Oxfam’s research is all about the wealth, or net worth, of individuals across the planet. The charity’s researchers use credible estimates from the business magazine Forbes to tot up the net worth of the richest 1 per cent of tycoons, oligarchs, heirs, heiresses and entrepreneurs in the world. They then make an estimate of the wealth of the least asset-rich inhabitants in the world and compare the two to arrive at their striking figure of relative wealth shares.
One of the problems with this approach is, as many have pointed out, that student or mortgage debt can very easily push the net worth of someone in a rich country into negative territory. But that doesn’t mean they are necessarily in a weak economic position. An indebted trainee lawyer in America is not, in any real sense, worse off than a farmer in Africa with zero debt. Another problem is Oxfam’s implication that the wealth of the bottom is being appropriated by those at the top. That is a story that is really only partially true and obscures important mechanisms for the advance, or retardation, of living standards in poor countries.
Some argue that the appropriate gauge of global inequality is not wealth but the income of all the people on the planet. Perhaps. But the first thing to recognise about such calculations is that they are inherently sketchy. Working out the average level of income in an economy is relatively straightforward. The state’s GDP, or national income, is divided by the size of the population to generate a mean average income per head. That’s how we can say that Americans are, on average, richer than Britons and Britons are, on average, richer than Sri Lankans, for example.
But to work out the distribution of income within an economy, to estimate the spread of national income between the rich and poor of that country, requires household surveys. Not all countries – particularly the poorest countries – carry these surveys out regularly or with equal levels of competence.
Nevertheless, the best global income estimates suggest international inequality, adjusted for the purchasing power of different currencies, has fallen in recent decades. The pre-eminent researcher in this field, Branko Milanovic, has argued that the period between 1988 to 2008 witnessed the first decline in inequality between world citizens since the Industrial Revolution.
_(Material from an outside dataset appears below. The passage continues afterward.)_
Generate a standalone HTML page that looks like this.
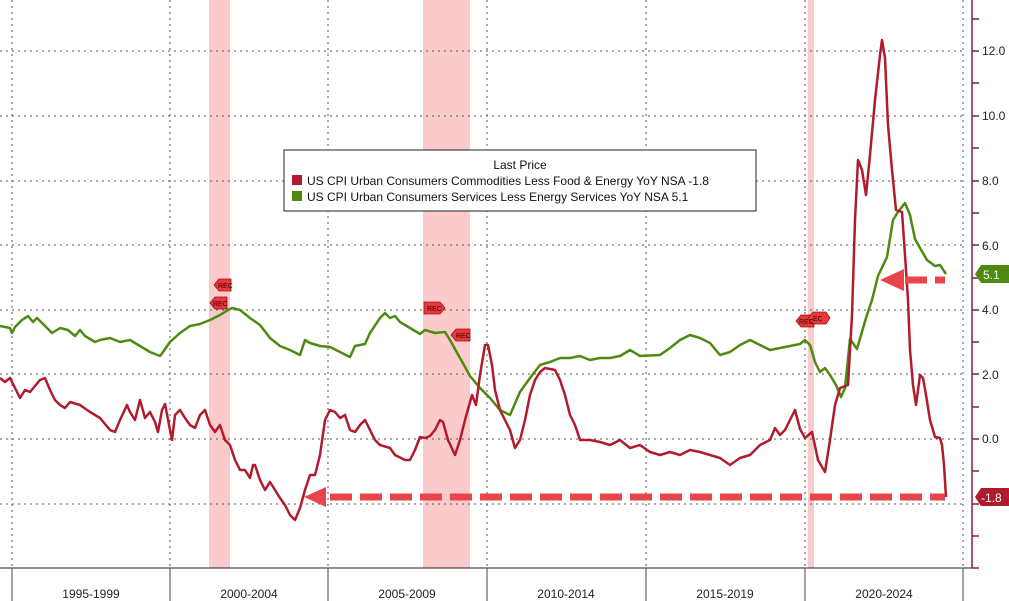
<!DOCTYPE html><html><head><style>body{margin:0;background:#fff}svg{display:block}text{font-family:"Liberation Sans",sans-serif}</style></head><body>
<svg width="1009" height="601" viewBox="0 0 1009 601" xmlns="http://www.w3.org/2000/svg">
<rect width="1009" height="601" fill="#fff"/>
<rect x="209" y="0" width="21" height="568" fill="#f9b9b9" opacity="0.75"/>
<rect x="423" y="0" width="47" height="568" fill="#f9b9b9" opacity="0.75"/>
<rect x="808" y="0" width="6" height="568" fill="#f9b9b9" opacity="0.75"/>
<g stroke="#555" stroke-width="1" stroke-dasharray="2,4">
<line x1="0" y1="51" x2="963" y2="51"/><line x1="0" y1="116" x2="963" y2="116"/><line x1="0" y1="181" x2="963" y2="181"/><line x1="0" y1="245" x2="963" y2="245"/><line x1="0" y1="310" x2="963" y2="310"/><line x1="0" y1="374" x2="963" y2="374"/><line x1="0" y1="439" x2="963" y2="439"/><line x1="0" y1="504" x2="963" y2="504"/>
<line x1="12" y1="0" x2="12" y2="568"/><line x1="170" y1="0" x2="170" y2="568"/><line x1="328" y1="0" x2="328" y2="568"/><line x1="487" y1="0" x2="487" y2="568"/><line x1="646" y1="0" x2="646" y2="568"/><line x1="805" y1="0" x2="805" y2="568"/><line x1="963" y1="0" x2="963" y2="568"/>
</g>
<line x1="0" y1="568" x2="972" y2="568" stroke="#222"/>
<g stroke="#444"><line x1="12" y1="568" x2="12" y2="601"/><line x1="170" y1="568" x2="170" y2="601"/><line x1="328" y1="568" x2="328" y2="601"/><line x1="487" y1="568" x2="487" y2="601"/><line x1="646" y1="568" x2="646" y2="601"/><line x1="805" y1="568" x2="805" y2="601"/><line x1="963" y1="568" x2="963" y2="601"/></g>
<g font-size="12" fill="#222" text-anchor="middle"><text x="91" y="598">1995-1999</text><text x="249" y="598">2000-2004</text><text x="407" y="598">2005-2009</text><text x="566" y="598">2010-2014</text><text x="725" y="598">2015-2019</text><text x="884" y="598">2020-2024</text></g>
<line x1="972" y1="0" x2="972" y2="568" stroke="#8b2035" stroke-width="1.5"/>
<g stroke="#8b2035" stroke-width="1.5"><line x1="972" y1="19" x2="979" y2="19"/><line x1="972" y1="51" x2="979" y2="51"/><line x1="972" y1="83" x2="979" y2="83"/><line x1="972" y1="116" x2="979" y2="116"/><line x1="972" y1="148" x2="979" y2="148"/><line x1="972" y1="181" x2="979" y2="181"/><line x1="972" y1="213" x2="979" y2="213"/><line x1="972" y1="245" x2="979" y2="245"/><line x1="972" y1="278" x2="979" y2="278"/><line x1="972" y1="310" x2="979" y2="310"/><line x1="972" y1="342" x2="979" y2="342"/><line x1="972" y1="374" x2="979" y2="374"/><line x1="972" y1="407" x2="979" y2="407"/><line x1="972" y1="439" x2="979" y2="439"/><line x1="972" y1="471" x2="979" y2="471"/><line x1="972" y1="504" x2="979" y2="504"/><line x1="972" y1="536" x2="979" y2="536"/><line x1="972" y1="568" x2="979" y2="568"/></g>
<g font-size="12" fill="#222"><text x="982" y="55">12.0</text><text x="982" y="120">10.0</text><text x="982" y="185">8.0</text><text x="982" y="250">6.0</text><text x="982" y="314">4.0</text><text x="982" y="379">2.0</text><text x="982" y="443">0.0</text></g>
<polyline fill="none" stroke="#4f8a10" stroke-width="2.5" stroke-linejoin="round" points="0,326 10,328 12,333 15,327 22,320 28,316 33,322 37,318 45,326 52,333 60,328 68,330 75,336 80,330 85,336 95,342 100,340 110,338 120,342 130,340 140,346 150,352 160,356 163,352 170,342 180,333 190,326 200,324 210,320 220,315 228,310 232,308 240,310 250,318 260,325 270,338 280,346 290,350 300,355 305,340 310,343 320,346 330,347 340,352 350,357 355,346 365,344 370,333 380,318 385,313 390,318 395,316 400,322 410,328 420,334 425,330 435,333 445,332 450,340 460,358 470,376 480,388 490,398 500,410 510,415 520,392 530,378 540,365 550,362 560,358 570,358 580,356 590,360 600,358 610,358 620,356 630,350 640,356 660,355 670,348 680,340 690,335 700,338 710,343 720,355 730,352 740,345 750,340 760,345 770,350 780,348 790,346 800,344 805,340 810,345 815,362 820,372 825,368 830,375 836,385 841,397 845,388 850,339 857,349 866,318 872,300 878,276 887,257 893,220 898,212 905,203 910,215 915,239 920,248 927,260 935,266 940,265 946,274"/>
<polyline fill="none" stroke="#b01c2e" stroke-width="2.5" stroke-linejoin="round" points="0,378 5,382 10,378 15,388 20,398 25,390 30,392 40,380 45,378 50,390 55,400 60,405 65,408 70,402 80,405 90,412 100,418 110,430 115,432 120,420 127,405 130,412 135,420 140,400 145,418 150,412 155,422 158,432 162,410 165,404 170,430 172,440 175,415 180,410 185,418 190,425 195,428 200,415 205,410 210,425 215,432 220,425 225,440 230,445 235,460 240,470 245,470 250,478 253,465 255,465 260,480 265,490 270,482 275,490 280,498 285,505 290,515 295,520 300,508 305,490 310,475 315,475 320,455 325,420 330,410 335,412 340,418 345,415 350,430 355,432 360,425 365,420 370,430 375,440 380,445 390,448 395,455 405,460 410,460 415,450 420,437 425,438 430,436 435,430 440,420 443,422 448,440 455,455 460,440 465,420 472,395 476,405 480,375 485,345 488,345 492,365 495,390 500,410 505,420 510,430 515,448 520,440 525,420 530,395 535,380 540,372 545,368 555,370 560,380 565,395 570,415 575,425 580,440 590,440 600,442 610,445 620,440 630,448 640,445 650,452 660,455 670,452 680,455 690,450 700,452 710,455 720,458 730,465 740,458 750,455 760,445 770,440 775,428 780,435 785,430 790,420 795,410 800,429 805,438 812,432 818,460 825,472 830,440 835,405 840,388 848,385 852,315 855,220 858,160 862,170 866,195 870,155 875,100 880,55 882,40 885,58 888,125 892,170 896,210 902,212 905,255 908,300 910,350 913,385 916,405 920,375 923,378 926,395 930,420 935,437 940,438 942,445 944,465 946,497"/>
<g fill="#e8383c" stroke="#a01010" stroke-width="0.8" font-size="7">
<polygon points="214,285 219,279 231,279 231,291 219,291"/><polygon points="210,303 215,297 227,297 227,309 215,309"/><polygon points="424,302 440,302 445,308 440,314 424,314"/><polygon points="451,335 456,329 470,329 470,341 456,341"/><polygon points="796,321 801,315 814,315 814,327 801,327"/><polygon points="808,318 813,312 826,312 830,318 826,324 813,324"/></g>
<g font-size="7" fill="#300"><text x="218" y="288">REC</text><text x="213" y="306">REC</text><text x="427" y="311">REC</text><text x="456" y="338">REC</text><text x="799" y="324">REC</text><text x="813" y="321">EC</text></g>
<line x1="330" y1="497" x2="945" y2="497" stroke="#e8454a" stroke-width="7" stroke-dasharray="22,8"/>
<polygon points="304,497 326,487 326,507" fill="#e8454a"/>
<line x1="905" y1="280" x2="945" y2="280" stroke="#e8454a" stroke-width="7" stroke-dasharray="22,8"/>
<polygon points="880,280 904,269 904,291" fill="#e8454a"/>
<polygon points="975,274 981,265 1009,265 1009,283 981,283" fill="#4f8a10"/><text x="983" y="279" font-size="12" fill="#fff">5.1</text>
<polygon points="975,497 981,488 1009,488 1009,506 981,506" fill="#b01c2e"/><text x="981" y="502" font-size="12" fill="#fff">-1.8</text>
<rect x="284" y="150" width="472" height="61" fill="#fff" stroke="#222"/>
<text x="520" y="169" font-size="12" text-anchor="middle" fill="#111">Last Price</text>
<rect x="292" y="175" width="10" height="10" fill="#b01c2e"/><rect x="292" y="191" width="10" height="10" fill="#4f8a10"/>
<text x="307" y="185" font-size="12" fill="#111">US CPI Urban Consumers Commodities Less Food &amp; Energy YoY NSA  -1.8</text>
<text x="307" y="201" font-size="12" fill="#111">US CPI Urban Consumers Services Less Energy Services YoY NSA     5.1</text>
</svg></body></html>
This mainly reflects the rapid development of China and India, two poor countries with very large populations. The largest surge across the global income distribution between 1988 and 2008 was seen among those around the middle of the global income distribution. This largely reflects the mass movement of the rural poor in China to cities where they got higher incomes working in manufacturing plants and on building sites. There was also a surge among the incomes of those at the very top, as the rich in rich countries did very well in the era of globalisation. But the net result was a slight reduction of global inequality.
Yet there’s an important caveat from Milanovic. He estimates that the decline will only be sustained if countries’ mean average incomes continue to converge and if high inequalities within countries are kept in check. This is where the two views of inequality – the Oxfam wealth metric and the Milanovic income metric – should be viewed side by side.
Economic theory used to predict that as countries took off economically, their internal income inequality would first expand, as a minority of entrepreneurs got rich using the new industrial techniques available, and then contract, as the rest inevitably caught up. But recent evidence of rising income inequality within some middle-income developing countries, including China, have raised questions about that basic model.
This is a warning sign. When rising national income and economic productivity in a still developing country does not result in a fall in income equality, that’s a decent indicator income is being expropriated by a politically connected minority, rather than genuinely earned. And exploding wealth levels at the top, unrelated to genuine invention or entrepreneurship, can also be a good proxy indicator for such expropriation.
Extraction by exploitative developing world elites is one of the most serious threats to the trend of greater global income equality, not only because of its impact on the aggregate figures, but because vested interests tend to obstruct the economic reforms that poor countries need to keep growing. Many of those developing world elites, as it happens, were in Davos last week, sweeping through the conference centre with their bloated retinues. Perhaps the World Economic Forum wasn’t such a bad place to think about such issues after all.